3-dimensional artificial data sets: (a) \({Data\;\mathrm 5}\), (b) \({Data\;\mathrm 6}\), (c) \({Data\;\mathrm 7}\), and (d) \({Data\;\mathrm 8}\)

Fig. 3.
figure 3

Variations of the Silhouette, SILA and SILAv1 indices with respect to the number of clusters for 2-dimensional data sets: (a) \({ Data\; \mathrm 1}\), (b) \({ Data\; \mathrm 2}\), (c) \({ Data\; \mathrm 3}\), and (d) \({ Data\; \mathrm 4}\) partitioned by the Complete-linkage method.

Fig. 4.
figure 4

Variations of the Silhouette, SILA and SILAv1 indices with respect to the number of clusters for 3-dimensional data sets: (a) \({ Data\; \mathrm 5}\), (b) \({ Data\; \mathrm 6}\), (c) \({ Data\; \mathrm 7}\), and (d) \({ Data\; \mathrm 8}\) partitioned by the Complete-linkage method.

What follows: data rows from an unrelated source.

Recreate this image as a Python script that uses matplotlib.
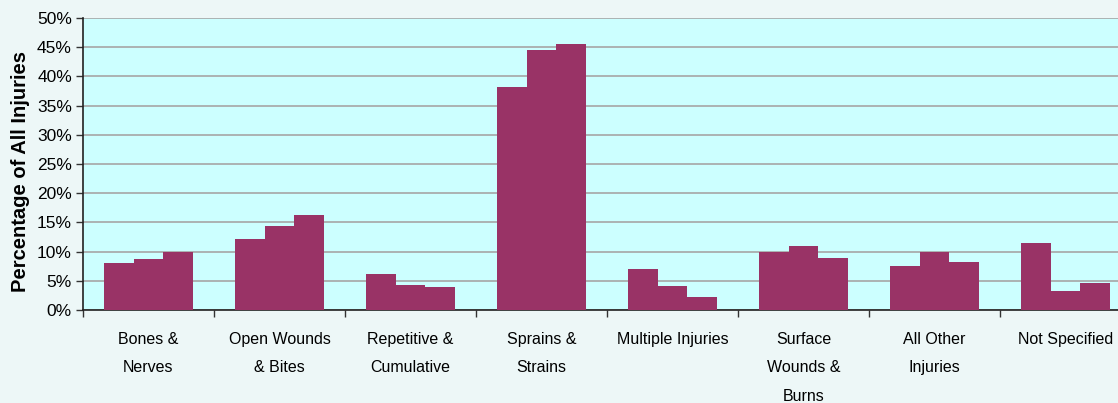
import matplotlib
matplotlib.use("Agg")
import matplotlib.pyplot as plt
import numpy as np

categories = ["Bones &\nNerves", "Open Wounds\n& Bites", "Repetitive &\nCumulative",
              "Sprains &\nStrains", "Multiple Injuries", "Surface\nWounds &\nBurns",
              "All Other\nInjuries", "Not Specified"]
series_a = [8.0, 12.1, 6.1, 38.2, 7.0, 10.0, 7.6, 11.4]
series_b = [8.8, 14.3, 4.3, 44.5, 4.1, 11.0, 9.9, 3.2]
series_c = [9.9, 16.2, 4.0, 45.5, 2.2, 8.9, 8.3, 4.7]
y_ticks = [0, 5, 10, 15, 20, 25, 30, 35, 40, 45, 50]

bar_color = "#993366"
plt.rcParams["font.family"] = ["Liberation Sans", "DejaVu Sans"]

W, H = 1118, 403
fig = plt.figure(figsize=(W / 100, H / 100), dpi=100, facecolor="#EDF7F7")
ax = fig.add_axes([83 / W, 1 - 310 / H, 1048 / W, 292 / H])
ax.set_facecolor("#CCFFFF")

x = np.arange(len(categories))
bw = 0.2265
for off, vals in zip((-bw, 0, bw), (series_a, series_b, series_c)):
    ax.bar(x + off, vals, width=bw, color=bar_color, linewidth=0, zorder=3)

ax.set_xlim(-0.5, len(categories) - 0.5)
ax.set_ylim(0, 50)
ax.set_yticks(y_ticks)
ax.set_yticklabels([f"{t}%" for t in y_ticks], fontsize=12.5)
ax.yaxis.grid(True, color="#A6A6A6", linewidth=1.2, zorder=1)
ax.set_axisbelow(True)

ax.set_xticks(np.arange(len(categories) + 1) - 0.5)
ax.set_xticklabels([])
ax.set_xticks(x, minor=True)
ax.set_xticklabels(categories, minor=True, fontsize=11.5, linespacing=2.15,
                   va="top")
ax.tick_params(axis="x", which="minor", length=0, pad=15.5)
ax.tick_params(axis="x", which="major", length=5, width=1, color="#333333")
ax.tick_params(axis="y", length=5, width=1, color="#333333", pad=3)

for s in ("top", "right"):
    ax.spines[s].set_visible(False)
for s in ("left", "bottom"):
    ax.spines[s].set_color("#222222")
    ax.spines[s].set_linewidth(1.2)

ax.set_ylabel("Percentage of All Injuries", fontsize=14.5, fontweight="bold")
ax.yaxis.set_label_coords(-0.0505, 0.476)

fig.savefig("out.png", dpi=100, facecolor=fig.get_facecolor())
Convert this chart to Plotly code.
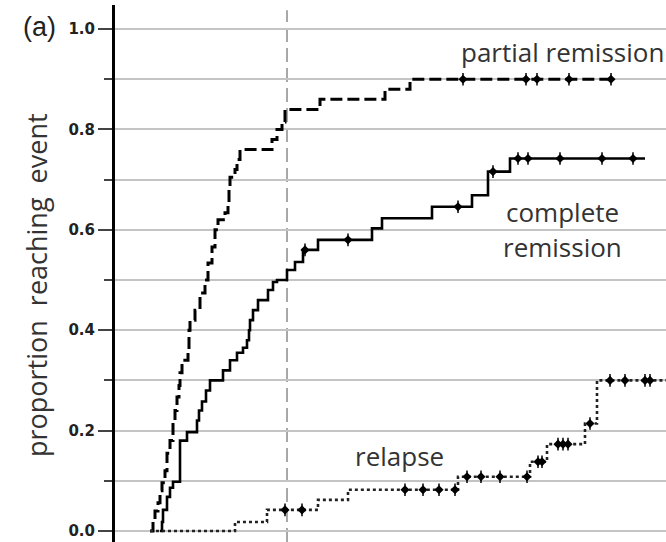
import plotly.graph_objects as go

# time axis (arbitrary units), proportion reaching event
partial_t = [35, 38, 40, 43, 45, 47, 50, 52, 55, 58, 60, 62, 64, 65, 67, 73, 74, 75, 80, 85, 90, 93,
             97, 100, 103, 110, 113, 114, 115, 120, 122, 125, 157, 162, 167, 170, 205, 270, 295, 498]
partial_p = [0.0, 0.018, 0.04, 0.056, 0.08, 0.096, 0.12, 0.155, 0.18, 0.22, 0.24, 0.267, 0.29, 0.315,
             0.34, 0.36, 0.40, 0.42, 0.44, 0.474, 0.50, 0.534, 0.566, 0.60, 0.62, 0.634, 0.653, 0.68,
             0.705, 0.72, 0.74, 0.76, 0.78, 0.80, 0.815, 0.84, 0.86, 0.88, 0.90, 0.90]
partial_cens_t = [348, 411, 422, 454, 496]
partial_cens_p = [0.90, 0.90, 0.90, 0.90, 0.90]

complete_t = [45, 47, 48, 52, 55, 58, 65, 72, 82, 84, 87, 91, 95, 108, 115, 122, 128, 132, 134, 135,
              138, 143, 153, 158, 162, 172, 180, 188, 203, 257, 267, 317, 357, 373, 395, 530]
complete_p = [0.0, 0.018, 0.042, 0.068, 0.086, 0.098, 0.18, 0.197, 0.22, 0.24, 0.258, 0.28, 0.30,
              0.32, 0.34, 0.355, 0.365, 0.38, 0.40, 0.42, 0.44, 0.46, 0.48, 0.496, 0.50, 0.52, 0.536,
              0.56, 0.58, 0.603, 0.623, 0.646, 0.669, 0.716, 0.742, 0.742]
complete_cens_t = [190, 233, 343, 378, 403, 413, 445, 487, 518]
complete_cens_p = [0.56, 0.58, 0.646, 0.716, 0.742, 0.742, 0.742, 0.742, 0.742]

relapse_t = [35, 120, 152, 203, 233, 343, 415, 432, 470, 482, 551]
relapse_p = [0.0, 0.018, 0.042, 0.062, 0.082, 0.108, 0.138, 0.173, 0.214, 0.30, 0.30]
relapse_cens_t = [170, 187, 290, 308, 324, 340, 352, 366, 385, 412, 423, 427, 443, 448, 453, 475,
                  495, 510, 530, 535]
relapse_cens_p = [0.042, 0.042, 0.082, 0.082, 0.082, 0.082, 0.108, 0.108, 0.108, 0.108, 0.138, 0.138,
                  0.173, 0.173, 0.173, 0.214, 0.30, 0.30, 0.30, 0.30]

landmark_t = 172
y_ticks = [0.0, 0.2, 0.4, 0.6, 0.8, 1.0]
y_ticklabels = ["0.0", "0.2", "0.4", "0.6", "0.8", "1.0"]

fig = go.Figure()

fig.add_trace(go.Scatter(x=partial_t, y=partial_p, mode="lines", line_shape="hv",
                         line=dict(color="black", width=3, dash="12px,5px"), hoverinfo="skip"))
fig.add_trace(go.Scatter(x=complete_t, y=complete_p, mode="lines", line_shape="hv",
                         line=dict(color="black", width=2.6), hoverinfo="skip"))
fig.add_trace(go.Scatter(x=relapse_t, y=relapse_p, mode="lines", line_shape="hv",
                         line=dict(color="#222", width=2.6, dash="3px,3px"), hoverinfo="skip"))

for tx, py in [(partial_cens_t, partial_cens_p), (complete_cens_t, complete_cens_p),
               (relapse_cens_t, relapse_cens_p)]:
    fig.add_trace(go.Scatter(x=tx, y=py, mode="markers",
                             marker=dict(symbol="diamond", size=7, color="black"), hoverinfo="skip"))
    fig.add_trace(go.Scatter(x=tx, y=py, mode="markers",
                             marker=dict(symbol="line-ns", size=9, color="black",
                                         line=dict(color="black", width=1.5)), hoverinfo="skip"))

fig.add_shape(type="line", xref="x", yref="paper", x0=landmark_t, x1=landmark_t, y0=0, y1=0.99,
              line=dict(color="#8c8c8c", width=1.5, dash="14px,6px"), layer="below")

lab_font = dict(family="Open Sans", size=26, color="#333")
fig.add_annotation(x=447, y=0.954, xref="x", yref="y", text="partial remission", showarrow=False,
                   font=lab_font, xanchor="center", yanchor="middle")
fig.add_annotation(x=447, y=0.635, xref="x", yref="y", text="complete", showarrow=False,
                   font=lab_font, xanchor="center", yanchor="middle")
fig.add_annotation(x=447, y=0.566, xref="x", yref="y", text="remission", showarrow=False,
                   font=lab_font, xanchor="center", yanchor="middle")
fig.add_annotation(x=284, y=0.149, xref="x", yref="y", text="relapse", showarrow=False,
                   font=lab_font, xanchor="center", yanchor="middle")

# paper coords are relative to the plot area (x: 115..666 px, y: 5..542 px)
fig.add_annotation(x=(36 - 115) / 551, y=(542 - 285) / 537, xref="paper", yref="paper",
                   text="proportion  reaching  event", textangle=-90, showarrow=False,
                   font=dict(family="Open Sans", size=27, color="#333"),
                   xanchor="center", yanchor="middle")
fig.add_annotation(x=(39 - 115) / 551, y=(542 - 27) / 537, xref="paper", yref="paper", text="(a)",
                   showarrow=False, font=dict(family="Liberation Sans", size=27, color="#222"),
                   xanchor="center", yanchor="middle")

fig.update_layout(
    width=666, height=542,
    margin=dict(l=115, r=0, t=5, b=0),
    paper_bgcolor="white", plot_bgcolor="white",
    showlegend=False,
    xaxis=dict(range=[0, 551], visible=False),
    yaxis=dict(range=[-0.022, 1.048], tickvals=y_ticks, ticktext=y_ticklabels,
               showline=True, linewidth=3, linecolor="black", zeroline=False,
               ticks="outside", ticklen=14, tickwidth=1.5, tickcolor="#444",
               tickfont=dict(family="DejaVu Sans", size=15, color="#222", weight="bold"),
               showgrid=True, gridcolor="#c4c4c4", gridwidth=1.5,
               minor=dict(dtick=0.1, tick0=0, ticks="outside", ticklen=8, tickwidth=1.5,
                          tickcolor="#444", showgrid=True, gridcolor="#c4c4c4", gridwidth=1.5)),
)

fig.write_html("out.html")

Experiments. The hierarchical Complete-linkage method as the underlying clustering method was used for partitioning of these data. In Figs. 3 and 4 a comparison of the variations of the Silhouette, SILA and SILAv1 indices with respect to the number of clusters are presented. As mentioned above, on the plots the maximal value of the number of clusters \(K_{max}\) is equal to \({\sqrt{n}}\) and values of the validity indices are equal 0 for \(K=1\). It can be seen that the SILAv1 index provides the correct number of clusters for all the data sets. However, the previous index SILA indicates incorrect partition schemes for two sets, i.e., Data 3 and Data 6. On the contrary, the Silhouette index incorrectly selects all partitioning schemes and this index mainly provides high distinct peaks when the number of clusters \(K=2\). This means that when the clustering method combines clusters into larger ones and differences of distances between them are large, influence of the separability measure is significant and consequently, this index provides incorrect results. On the other hand, despite the fact that the differences of distances between clusters are large, the SILAv1 index provides the correct partitioning for all these data. Notice that the component \(A(\mathbf{x})\) (in the SILAv1 or SILA indices) poorly reduces values of this index when the number of clusters \(K>c^*\), because then they are not so large and have a compact structure.

4 Conclusions

As mentioned above, the Silhouette index can indicate an incorrect partitioning scheme when there are large differences of distances between clusters in a data set. Consequently, to improve the index performance and to overcome the drawback, a change of the index has been proposed. It is based on the use of the additional component, which contains a measure of cluster compactness. The value of this measure increases when a cluster size increases considerably. Hence, the additional component decreases and it reduces the high values of the index caused by large differences between clusters. As the underlying clustering algorithms the Complete-linkage was selected to investigate the behaviour of the proposed validity indices. The conducted tests have proven the advantages of the proposed SILA and SILAv1 indices compared to the Silhouette index. In these experiments, several data sets were used and the number of clusters varied within a wide range. All the presented results confirm high efficiency of the SILAv1 index.